What you are asked to do
Identify all lines in the listing that include the word "this", and copy them out.

Records from a data collection
-- start --

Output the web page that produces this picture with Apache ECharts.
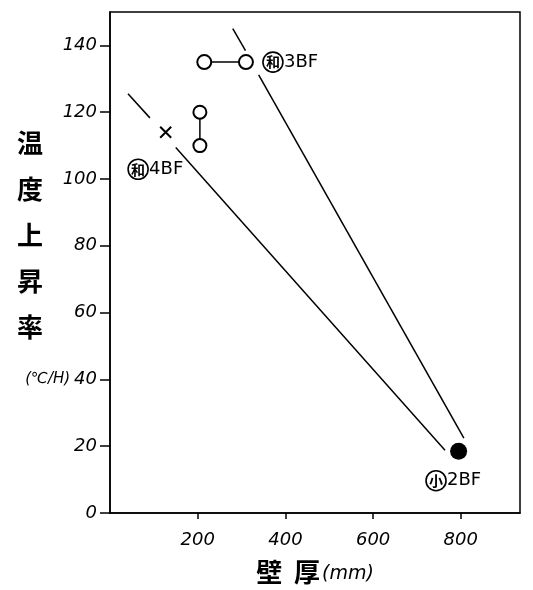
<!DOCTYPE html>
<html>
<head>
<meta charset="utf-8">
<script src="https://cdn.jsdelivr.net/npm/echarts@6/dist/echarts.min.js"></script>
<style>
  html, body { margin: 0; padding: 0; background: #fff; }
  #chart { width: 533px; height: 590px; }
</style>
</head>
<body>
<div id="chart"></div>
<script>
// 壁厚 (mm) と 温度上昇率 (℃/H)
var xTickLabels = [200, 400, 600, 800];
var yTickLabels = [0, 20, 40, 60, 80, 100, 120, 140];

var pts3BF = [[215, 135], [310, 135]];     // 和3BF 横に結ぶ
var ptsMid = [[205, 120], [205, 110]];     // 縦に結ぶ
var pt4BF = [[127, 114]];                  // ×
var pt2BF = [[795, 18.5]];                 // ●

// 直線 (途中で切れている)
var line4BF = [
  [[41, 125.5], [91, 118.3]],
  [[150, 109.4], [764, 18.8]]
];
var line3BF = [
  [[280, 145], [309, 138.4]],
  [[339, 131.2], [807, 22.4]]
];

var jp = '"Noto Sans CJK JP", sans-serif';
var numFont = '"DejaVu Sans", sans-serif';

var circleTag = {
  fontFamily: jp, fontSize: 14, fontWeight: 'bold', color: '#000',
  borderColor: '#000', borderWidth: 1.6, borderRadius: 11,
  width: 20, height: 20, align: 'center', lineHeight: 20
};
var tagText = { fontFamily: numFont, fontSize: 18, color: '#000', padding: [0, 0, 0, 1] };

var series = [];
line4BF.concat(line3BF).forEach(function (seg) {
  series.push({
    type: 'line', data: seg, symbol: 'none', silent: true,
    lineStyle: { color: '#000', width: 1.5 }, z: 1
  });
});

series.push({
  type: 'line', data: pts3BF, symbol: 'circle', symbolSize: 14,
  itemStyle: { color: '#fff', borderColor: '#000', borderWidth: 2 },
  lineStyle: { color: '#000', width: 1.5 }, z: 3,
  label: {
    show: true, position: 'right', distance: 9, color: '#000',
    formatter: function (p) { return p.dataIndex === 1 ? '{c|和}{t|3BF}' : ''; },
    rich: { c: circleTag, t: tagText }
  }
});
series.push({
  type: 'line', data: ptsMid, symbol: 'circle', symbolSize: 13,
  itemStyle: { color: '#fff', borderColor: '#000', borderWidth: 2 },
  lineStyle: { color: '#000', width: 1.5 }, z: 3
});
series.push({
  type: 'line', data: pt4BF, symbol: 'path://M0,0L10,10M10,0L0,10', symbolSize: 11,
  showSymbol: true, showAllSymbol: true,
  itemStyle: { color: 'none', borderColor: '#000', borderWidth: 2, opacity: 1 }, z: 3,
  label: {
    show: true, position: 'bottom', distance: 5, offset: [-10, 14], color: '#000',
    textBorderWidth: 0,
    formatter: '{c|和}{t|4BF}',
    rich: { c: circleTag, t: tagText }
  }
});
series.push({
  type: 'line', data: pt2BF, symbol: 'circle', symbolSize: 17,
  showSymbol: true, showAllSymbol: true,
  itemStyle: { color: '#000', opacity: 1 }, z: 3,
  label: {
    show: true, position: 'bottom', distance: 5, offset: [-5, 6], color: '#000',
    textBorderWidth: 0,
    formatter: '{c|小}{t|2BF}',
    rich: { c: circleTag, t: tagText }
  }
});

var chart = echarts.init(document.getElementById('chart'));
chart.setOption({
  backgroundColor: '#fff',
  animation: false,
  grid: {
    left: 110, right: 13, top: 12, bottom: 75,
    show: true, borderColor: '#000', borderWidth: 1.5
  },
  xAxis: {
    type: 'value', min: 0, max: 935, interval: 200,
    name: '{a|壁  厚}{b|(mm)}', nameLocation: 'middle', nameGap: 46,
    nameTextStyle: {
      rich: {
        a: { fontFamily: jp, fontSize: 26, fontWeight: 'bold', color: '#000' },
        b: { fontFamily: numFont, fontSize: 19, fontStyle: 'italic', color: '#000', padding: [4, 0, 0, 2] }
      }
    },
    axisLine: { show: true, lineStyle: { color: '#000', width: 1.5 } },
    axisTick: { show: true, inside: false, length: 6, lineStyle: { color: '#000', width: 1.5 } },
    splitLine: { show: false },
    axisLabel: {
      margin: 18, color: '#000', fontFamily: numFont, fontStyle: 'italic', fontSize: 18,
      showMinLabel: false, showMaxLabel: false,
      formatter: function (v) { return xTickLabels.indexOf(v) >= 0 ? String(v) : ''; }
    }
  },
  yAxis: {
    type: 'value', min: 0, max: 150, interval: 20,
    axisLine: { show: true, lineStyle: { color: '#000', width: 1.5 } },
    axisTick: { show: true, inside: false, length: 10, lineStyle: { color: '#000', width: 1.5 } },
    splitLine: { show: false },
    axisLabel: {
      margin: 13, color: '#000', fontFamily: numFont, fontStyle: 'italic', fontSize: 18,
      showMaxLabel: false,
      formatter: function (v) {
        if (yTickLabels.indexOf(v) < 0) return '';
        return v === 40 ? '{u|(℃/H)}' + v : String(v);
      },
      rich: { u: { fontFamily: numFont, fontSize: 15, fontStyle: 'italic', color: '#000', padding: [0, 4, 0, 0] } }
    }
  },
  graphic: [{
    type: 'text', left: 17, top: 120,
    style: {
      text: '温\n度\n上\n昇\n率', fontFamily: jp, fontSize: 26, fontWeight: 'bold',
      lineHeight: 46, fill: '#000', align: 'center'
    }
  }],
  series: series
});
</script>
</body>
</html>
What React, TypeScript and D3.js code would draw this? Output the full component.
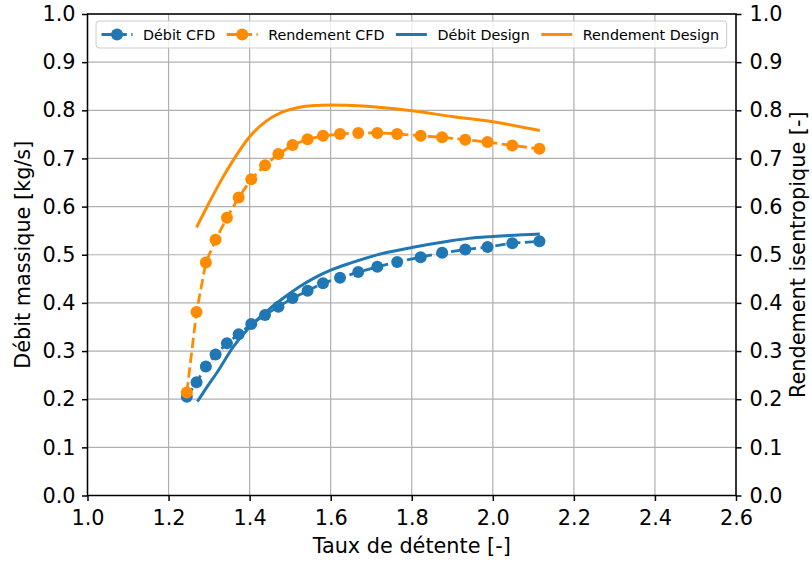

-- end --

Written answer
Output the web page that produces this picture with Apache ECharts.
What React, TypeScript and D3.js code would draw this? Output the full component.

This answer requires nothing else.